Of note to BBRT, Davis finished Opening Day with a batting average of .000, but an on-base percentage of .833.
Whoa! Get Control of Yourself – 11 Walks on Opening Day
Cleveland southpaw Herb Score set the Opening Day record for pitchers walks on April 16, 1957 – when he took the mound at home against the visiting White Sox. Score walked 11 that day – but his performance was not as bad as that figure would indicate. While the Indians lost 3-2 in 11 innings, Score went the distance (pitchers used to finish what they started – back in the day), giving up just seven hits and two earned runs. In addition to his eleven walks, Score struck out ten. Score earned the Opening Day call with a 20-9, 2.53 1956 season in which he led the AL in strikeouts. (Score led the AL in whiffs in each of his first two seasons 1955-56.)
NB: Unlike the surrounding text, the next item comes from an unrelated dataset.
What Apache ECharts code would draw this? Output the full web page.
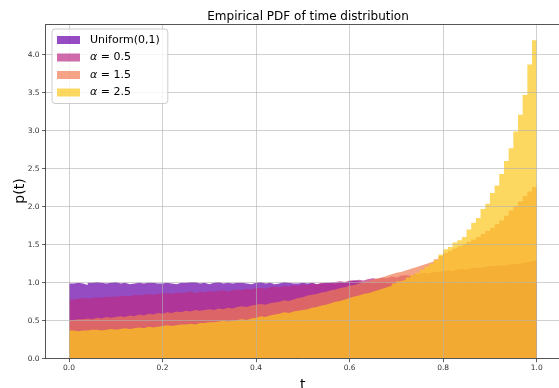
<!DOCTYPE html>
<html>
<head>
<meta charset="utf-8">
<script src="https://cdn.jsdelivr.net/npm/echarts@6/dist/echarts.min.js"></script>
<style>
  html, body { margin: 0; padding: 0; background: #fff; }
  #chart { width: 559px; height: 388px; }
</style>
</head>
<body>
<div id="chart"></div>
<script>
// Histogram of sampled times, 100 equal bins on [0, 1]
const binCount = 100;
const binEdges = Array.from({ length: binCount + 1 }, (_, i) => i / binCount);

const seriesNames = ['Uniform(0,1)', 'α = 0.5', 'α = 1.5', 'α = 2.5'];

// Density per bin
const densUniform = [
  0.99,1.00,0.99,0.97,1.00,1.01,1.00,0.99,1.00,1.01,
  0.99,1.00,0.98,0.99,1.00,0.99,1.00,1.00,0.99,0.99,
  1.00,0.99,0.98,1.00,1.00,1.01,1.01,0.99,1.00,0.98,
  1.00,1.01,0.99,1.00,0.99,1.00,1.00,0.99,0.98,1.00,
  1.01,0.99,1.00,0.98,0.99,1.01,1.00,0.99,0.99,1.00,
  0.99,1.00,0.98,0.99,1.00,1.00,0.99,1.01,1.00,1.02,
  1.03,1.02,1.00,1.01,0.99,1.00,1.01,0.99,1.00,0.98,
  1.00,0.99,1.01,1.00,0.99,1.00,1.01,1.00,0.99,1.00,
  0.99,1.01,1.00,0.99,1.00,1.00,0.98,1.00,1.01,0.99,
  1.00,1.00,0.99,1.01,1.00,0.99,1.00,1.00,0.99,1.00
];
const densAlpha05 = [
  0.78,0.79,0.80,0.79,0.80,0.81,0.80,0.82,0.81,0.82,
  0.82,0.83,0.82,0.84,0.83,0.84,0.85,0.84,0.85,0.86,
  0.86,0.85,0.87,0.86,0.87,0.88,0.86,0.88,0.87,0.89,
  0.88,0.89,0.90,0.88,0.90,0.91,0.90,0.92,0.91,0.93,
  0.93,0.92,0.94,0.95,0.94,0.96,0.95,0.97,0.96,0.98,
  0.97,0.99,0.98,1.00,0.99,1.00,1.01,1.02,1.01,1.03,
  1.03,1.04,1.03,1.05,1.06,1.05,1.07,1.06,1.08,1.07,
  1.09,1.10,1.09,1.11,1.12,1.13,1.12,1.14,1.14,1.15,
  1.16,1.15,1.17,1.18,1.17,1.19,1.20,1.19,1.21,1.22,
  1.22,1.23,1.22,1.24,1.25,1.24,1.26,1.27,1.28,1.30
];
const densAlpha15 = [
  0.51,0.52,0.52,0.53,0.52,0.54,0.53,0.55,0.54,0.55,
  0.56,0.55,0.57,0.56,0.58,0.57,0.59,0.58,0.60,0.59,
  0.61,0.60,0.62,0.61,0.63,0.62,0.64,0.63,0.64,0.65,
  0.64,0.66,0.65,0.67,0.66,0.68,0.69,0.68,0.70,0.71,
  0.72,0.71,0.73,0.74,0.75,0.77,0.76,0.78,0.80,0.81,
  0.83,0.84,0.85,0.87,0.88,0.90,0.91,0.93,0.94,0.96,
  0.97,0.99,1.01,1.02,1.04,1.06,1.07,1.09,1.11,1.13,
  1.14,1.16,1.18,1.20,1.22,1.24,1.26,1.28,1.31,1.35,
  1.39,1.42,1.45,1.48,1.51,1.54,1.57,1.60,1.64,1.68,
  1.72,1.77,1.82,1.88,1.95,2.01,2.07,2.14,2.20,2.26
];
const densAlpha25 = [
  0.37,0.36,0.37,0.37,0.38,0.38,0.37,0.38,0.39,0.38,
  0.39,0.40,0.39,0.40,0.41,0.40,0.42,0.41,0.42,0.43,
  0.44,0.43,0.44,0.45,0.45,0.46,0.45,0.47,0.47,0.48,
  0.48,0.49,0.50,0.49,0.50,0.51,0.52,0.51,0.53,0.54,
  0.56,0.55,0.57,0.58,0.59,0.61,0.60,0.62,0.63,0.64,
  0.65,0.67,0.68,0.70,0.71,0.73,0.75,0.76,0.78,0.80,
  0.82,0.83,0.85,0.86,0.88,0.90,0.92,0.94,0.96,0.99,
  1.02,1.04,1.07,1.10,1.13,1.17,1.21,1.25,1.30,1.37,
  1.44,1.47,1.53,1.56,1.60,1.70,1.79,1.85,1.97,2.04,
  2.18,2.28,2.43,2.60,2.77,2.99,3.21,3.47,3.87,4.19
];

const xTicks = [0.0, 0.2, 0.4, 0.6, 0.8, 1.0];
const yTicks = [0.0, 0.5, 1.0, 1.5, 2.0, 2.5, 3.0, 3.5, 4.0];

const baseColors = [
  [104, 0, 170],
  [186, 44, 134],
  [239, 124, 82],
  [252, 200, 30]
];
const fillAlpha = 0.7;
const rgba = (c, a) => `rgba(${c[0]},${c[1]},${c[2]},${a})`;

// Stepped outline: each bin holds its height until the next edge
function stepPoints(heights) {
  const pts = heights.map((h, i) => [binEdges[i], h]);
  pts.push([binEdges[binCount], heights[heights.length - 1]]);
  return pts;
}

const allDens = [densUniform, densAlpha05, densAlpha15, densAlpha25];

const FONT = 'DejaVu Sans';
const spineColor = '#555';
const gridColor = 'rgba(176,176,176,0.6)';

const chart = echarts.init(document.getElementById('chart'), null, { renderer: 'canvas' });

chart.setOption({
  animation: false,
  backgroundColor: '#fff',
  title: {
    text: 'Empirical PDF of time distribution',
    left: 303,
    top: 6,
    textAlign: 'center',
    textStyle: { fontFamily: FONT, fontSize: 12, fontWeight: 'normal', color: '#000' }
  },
  // vertical axis title
  graphic: [{
    type: 'text',
    x: 20,
    y: 191,
    rotation: Math.PI / 2,
    style: {
      text: 'p(t)',
      fontFamily: FONT,
      fontSize: 14,
      fill: '#000',
      align: 'center',
      verticalAlign: 'middle'
    }
  }],
  legend: {
    orient: 'vertical',
    left: 52,
    top: 29,
    padding: [4, 8, 4, 5],
    itemGap: 3.5,
    itemWidth: 23,
    itemHeight: 8,
    icon: 'rect',
    backgroundColor: 'rgba(255,255,255,0.8)',
    borderColor: '#cccccc',
    borderWidth: 1,
    borderRadius: 3,
    selectedMode: false,
    data: seriesNames.map((n, i) => ({
      name: n,
      itemStyle: { color: rgba(baseColors[i], fillAlpha) }
    })),
    formatter: (name) => name.replace('α', '{g|α}'),
    textStyle: {
      fontFamily: FONT,
      fontSize: 11,
      color: '#000',
      lineHeight: 14,
      padding: [0, 0, 0, 5],
      rich: {
        g: { fontFamily: FONT, fontSize: 11, fontStyle: 'italic', color: '#000' }
      }
    }
  },
  grid: {
    left: 45.6,
    top: 24.3,
    width: 514.5,
    bottom: 29.3,
    containLabel: false,
    outerBoundsMode: 'none'
  },
  xAxis: [
    {
      type: 'value',
      min: -0.05,
      max: 1.05,
      z: 3,
      name: 't',
      nameLocation: 'middle',
      nameGap: 20,
      nameTextStyle: { fontFamily: FONT, fontSize: 14, color: '#000' },
      axisLine: { show: true, onZero: false, lineStyle: { color: spineColor, width: 1 } },
      axisTick: { show: true, length: 3.5, customValues: xTicks, lineStyle: { color: '#333', width: 0.8 } },
      axisLabel: {
        customValues: xTicks,
        formatter: (v) => v.toFixed(1),
        fontFamily: FONT, fontSize: 7.5, color: '#333', margin: 5
      },
      splitLine: { show: true, lineStyle: { color: gridColor, width: 1 } }
    },
    {
      type: 'value',
      position: 'top',
      min: -0.05,
      max: 1.05,
      z: 3,
      axisLine: { show: true, onZero: false, lineStyle: { color: spineColor, width: 1 } },
      axisTick: { show: false },
      axisLabel: { show: false },
      splitLine: { show: false }
    }
  ],
  yAxis: {
    type: 'value',
    min: 0,
    max: 4.4,
    z: 3,
    axisLine: { show: true, onZero: false, lineStyle: { color: spineColor, width: 1 } },
    axisTick: { show: true, length: 3.5, customValues: yTicks, lineStyle: { color: '#333', width: 0.8 } },
    axisLabel: {
      customValues: yTicks,
      formatter: (v) => v.toFixed(1),
      fontFamily: FONT, fontSize: 7.5, color: '#333', margin: 6
    },
    splitLine: { show: true, lineStyle: { color: gridColor, width: 1 } }
  },
  series: allDens.map((d, i) => ({
    name: seriesNames[i],
    type: 'line',
    step: 'end',
    xAxisIndex: 0,
    data: stepPoints(d),
    showSymbol: false,
    symbol: 'none',
    silent: true,
    z: 2,
    color: rgba(baseColors[i], fillAlpha),
    lineStyle: { width: 0, opacity: 0 },
    areaStyle: { color: rgba(baseColors[i], fillAlpha), opacity: 1 },
    emphasis: { disabled: true }
  }))
});
</script>
</body>
</html>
Eight Opening Day Homers – The Career Record
Frank Robinson, Ken Griffey, Jr. and Adam Dunn share the career record for Opening Day home runs at eight. While Griffey, Jr., Robinson and Dunn share the overall record, the American League-only record belongs to Griffey, Jr., who hit all his Opening Day shots for the Mariners. Robinson hit Opening Day homers for the most teams: the Orioles, Angels and Indians in the AL and the Reds in the NL. The National League-only record (seven Opening Day Shots) is shared by a couple of Hall of Famers: Willie Mays (all for the Giants – in New York and San Francisco) and Eddie Mathews (all for the Braves in Milwaukee.)
Let’s Get This Party Started
Tom Seaver was the starting pitcher for his team on Opening Day a record sixteen times (Mets, Reds, White Sox) – going 7-2 with 7 no-decisions.
Now, let’s get ready to open another MLB season!